正常な骨に骨折を起こさない程度の負荷が、スポーツ活動などで繰り返し加わった場合に生じる骨折
疲労骨折とは、正常な骨に通常は骨折を起こさない程度の負荷が、スポーツ活動などで繰り返し加わった場合に生じる骨折。
骨折は、骨が壊れることを意味し、ヒビも骨折ですし、骨の一部分が欠けたり、へこんだ場合も骨折です。正常な骨では、かなり大きな負荷がかからないと骨折しませんが、正常な骨に小さい負荷がかかる場合でも、同じ部位に繰り返し長期間かかり続けて、骨にヒビが入る微細な骨折を生じたり、ヒビが進んで完全な骨折に至る状態が疲労骨折です。
疲労骨折のほとんどは、スポーツ活動で激しいトレーニングをしている運動部の学生や社会人に生じます。陸上、サッカー、野球、バスケットボールなどあらゆるスポーツ活動で発生する可能性があり、それぞれのスポーツ活動ごとに疲労骨折を生じやすい部位があります。
マラソン、長距離走では足部の中足骨(ちゅうそくこつ)、舟状骨(しゅうじょうこつ)、短距離走では下腿(かたい)の脛骨(けいこつ)、腓骨(ひこつ)、足関節内果(ないか、うちくるぶし)、サッカーでは中足骨、腰椎(ようつい)、野球では上腕骨、手根骨(しゅこんこつ)の一つである有鉤骨(ゆうこうこつ)、肋骨(ろっこつ)、テニスでは中手骨(ちゅうしゅこつ)、ゴルフでは肋骨、バスケットボールでは脛骨、腓骨、バレーボールでは脛骨、腓骨が、疲労骨折を生じやすい部位に相当します。
疲労骨折を生じても、一般の外傷性骨折のように皮下出血や著しい腫脹(しゅちょう)を伴うことはありませんが、骨折部位は軽度の腫脹を伴い、押さえると痛みを生じます。中足骨や舟状骨の疲労骨折では足の甲が、脛骨や腓骨の疲労骨折では下腿に痛みを生じます。
痛みはスポーツ活動の開始時に強く出て、運動途中は痛みが軽くなります。運動終了時から終了後にかけて、痛みが強くなります。運動を休んでいる間は、痛みはほとんど出現しません。
スポーツ活動で短期的に集中的なトレーニングを行った時に、疲労骨折が生じることが多いのも特徴です。競技者の要因としては、筋力不足、アンバランスな筋力、未熟な技術、体の柔軟性不足などが考えられ、環境の要因としては、オーバートレーニング、競技者の体力や技術に合わないトレーニング、不適切なシューズ、練習場が硬すぎたり軟らかすぎるなどが考えられます。
明らかな外傷がなく、スポーツ活動時に局所に著しい痛みを感じる場合は、疲労骨折が疑われます。整形外科を受診することが勧められます。
疲労骨折の検査と診断と治療
整形外科の医師による診断では、骨の痛みがある部位と症状、スポーツ活動の種類などから判断します。

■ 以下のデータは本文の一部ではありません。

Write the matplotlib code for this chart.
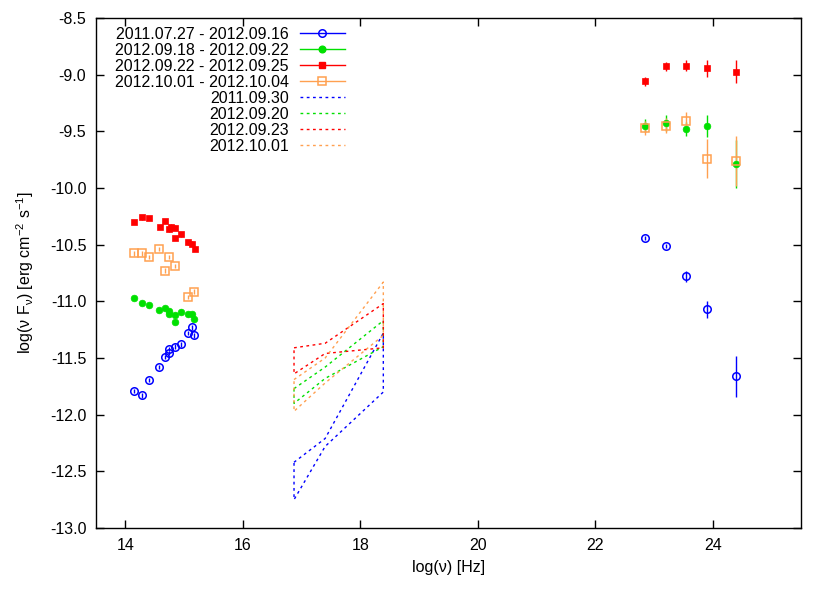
import numpy as np
import matplotlib
matplotlib.use('Agg')
import matplotlib.pyplot as plt
from matplotlib.lines import Line2D

plt.rcParams['font.family'] = ['Liberation Sans', 'DejaVu Sans']
plt.rcParams['font.size'] = 11.5
plt.rcParams['axes.unicode_minus'] = False

# optical / IR points
opt_x_blue = [14.15, 14.28, 14.40, 14.58, 14.68, 14.75, 14.75, 14.85, 14.95, 15.07, 15.13, 15.17]
opt_y_blue = [-11.79, -11.83, -11.695, -11.58, -11.49, -11.455, -11.42, -11.40, -11.38, -11.28, -11.23, -11.30]
opt_x_green = [14.15, 14.28, 14.40, 14.58, 14.68, 14.75, 14.75, 14.85, 14.85, 14.95, 15.06, 15.13, 15.17]
opt_y_green = [-10.97, -11.015, -11.035, -11.077, -11.057, -11.086, -11.11, -11.12, -11.18, -11.09, -11.115, -11.11, -11.16]
opt_x_red = [14.15, 14.28, 14.40, 14.59, 14.68, 14.75, 14.78, 14.85, 14.85, 14.95, 15.07, 15.13, 15.18]
opt_y_red = [-10.30, -10.26, -10.265, -10.345, -10.29, -10.365, -10.34, -10.35, -10.44, -10.41, -10.48, -10.49, -10.54]
opt_x_orange = [14.15, 14.28, 14.40, 14.58, 14.68, 14.75, 14.85, 15.06, 15.17]
opt_y_orange = [-10.577, -10.577, -10.61, -10.54, -10.73, -10.61, -10.69, -10.96, -10.915]
opt_err = 0.02

# gamma-ray points
gam_x = [22.84, 23.20, 23.55, 23.90, 24.39]
gam_y_blue = [-10.44, -10.51, -10.78, -11.07, -11.66]
gam_e_blue = [0.02, 0.02, 0.045, 0.075, 0.18]
gam_y_green = [-9.45, -9.43, -9.48, -9.455, -9.79]
gam_e_green = [0.057, 0.07, 0.06, 0.095, 0.21]
gam_y_red = [-9.056, -8.926, -8.921, -8.944, -8.974]
gam_e_red = [0.04, 0.04, 0.05, 0.077, 0.10]
gam_y_orange = [-9.47, -9.45, -9.41, -9.74, -9.76]
gam_e_orange = [0.06, 0.065, 0.08, 0.17, 0.22]

# X-ray bowties (upper / lower edges)
xr_x = [16.87, 17.4, 18.39]
xr_blue_up = [-12.42, -12.21, -11.28]
xr_blue_lo = [-12.75, -12.28, -11.80]
xr_green_up = [-11.77, -11.58, -11.17]
xr_green_lo = [-11.90, -11.68, -11.40]
xr_red_up = [-11.41, -11.37, -11.02]
xr_red_lo = [-11.64, -11.46, -11.41]
xr_orange_up = [-11.69, -11.50, -10.83]
xr_orange_lo = [-11.97, -11.72, -11.30]

c_blue = '#0000ff'
c_green = '#00e000'
c_red = '#ff0000'
c_orange = '#ffa050'

fig = plt.figure(figsize=(8.3, 5.93), dpi=100)
ax = fig.add_axes([0.1157, 0.1096, 0.8494, 0.86])

def pts(x, y, e, c, m, fill):
    if fill:
        ax.errorbar(x, y, yerr=e, fmt=m, color=c, mfc=c, mec=c, ms=4.8,
                    mew=0.5, elinewidth=1, capsize=0)
    else:
        ax.errorbar(x, y, yerr=e, fmt=m, color=c, mfc='none', mec=c, ms=5.4,
                    mew=1.1, elinewidth=1, capsize=0)

pts(opt_x_blue, opt_y_blue, opt_err, c_blue, 'o', False)
pts(gam_x, gam_y_blue, gam_e_blue, c_blue, 'o', False)
pts(opt_x_green, opt_y_green, opt_err, c_green, 'o', True)
pts(gam_x, gam_y_green, gam_e_green, c_green, 'o', True)
pts(opt_x_red, opt_y_red, opt_err, c_red, 's', True)
pts(gam_x, gam_y_red, gam_e_red, c_red, 's', True)
pts(opt_x_orange, opt_y_orange, opt_err, c_orange, 's', False)
pts(gam_x, gam_y_orange, gam_e_orange, c_orange, 's', False)

dots = (0, (2, 2.5))
for up, lo, c in [(xr_blue_up, xr_blue_lo, c_blue), (xr_green_up, xr_green_lo, c_green),
                  (xr_red_up, xr_red_lo, c_red), (xr_orange_up, xr_orange_lo, c_orange)]:
    bx = xr_x + xr_x[::-1] + [xr_x[0]]
    by = up + lo[::-1] + [up[0]]
    ax.plot(bx, by, ls=dots, color=c, lw=1)

ax.set_xlim(13.5, 25.5)
ax.set_ylim(-13.0, -8.5)
ax.set_xticks(np.arange(14, 25, 2))
ax.set_yticks(np.arange(-13.0, -8.49, 0.5))
ax.yaxis.set_major_formatter(matplotlib.ticker.FormatStrFormatter('%.1f'))
ax.tick_params(direction='in', top=True, right=True, length=6, width=1, pad=7)
for s in ax.spines.values():
    s.set_linewidth(1)

ax.set_xlabel('log(ν) [Hz]', labelpad=5)
ax.set_ylabel('log(ν F$_{\\mathregular{ν}}$) [erg cm$^{\\mathregular{-2}}$ s$^{\\mathregular{-1}}$]', labelpad=10)

labels = ['2011.07.27 - 2012.09.16', '2012.09.18 - 2012.09.22', '2012.09.22 - 2012.09.25',
          '2012.10.01 - 2012.10.04', '2011.09.30', '2012.09.20', '2012.09.23', '2012.10.01']
handles = [
    Line2D([], [], color=c_blue, marker='o', mfc='none', ms=5.4, mew=1.1, lw=1),
    Line2D([], [], color=c_green, marker='o', ms=4.8, lw=1),
    Line2D([], [], color=c_red, marker='s', ms=4.8, lw=1),
    Line2D([], [], color=c_orange, marker='s', mfc='none', ms=5.4, mew=1.1, lw=1),
    Line2D([], [], color=c_blue, ls=dots, lw=1),
    Line2D([], [], color=c_green, ls=dots, lw=1),
    Line2D([], [], color=c_red, ls=dots, lw=1),
    Line2D([], [], color=c_orange, ls=dots, lw=1),
]
ax.legend(handles, labels, loc='upper left', bbox_to_anchor=(0.014, 1.0), frameon=False,
          markerfirst=False, handlelength=2.8, handletextpad=0.7, labelspacing=0.06,
          fontsize=11.5, borderaxespad=0.15)

plt.savefig('out.png', dpi=100)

骨折の初期の段階では、X線(レントゲン)検査を行ってもほとんど異常を示さず判断が難しいこともありますが、骨折後1カ月程度で骨膜反応という骨折の修復により異常がわかります。骨シンチグラフィー検査やMRI(磁気共鳴画像撮影)検査、CT(コンピュータ断層撮影)検査を行うと、骨折の初期の段階の病変でも判断することが可能です。
整形外科の医師による治療では、骨折部に負担のかかるスポーツ活動を休止し、必要に応じて固定を行います。一般には、4〜8週間の固定が必要となることが多く、激しい負荷のかかる競技者の場合には、12〜16週間の固定による安静が必要となることも珍しくありません。
固定による安静期間の後に、徐々にリハビリを開始します。まずは、日常生活だけのリハビリを行い、続いて、痛みが生じない範囲に制限してスポーツ活動を再開します。疲労骨折の場合、同じ部位が再骨折する可能性が高いため、慎重に運動を再開する必要があります。
陸上の跳躍競技などで生じた足部や下腿の難治性の疲労骨折の場合は、手術が必要となります。また、手術後のリハビリが最低6カ月間必要となります。
再発予防としては、疲労骨折が発生した要因を検討し、通常のトレーニングが過度にならないようにしたり、運動前後にストレッチを行ったりして、普段からコンディションの調整をすることも大切です。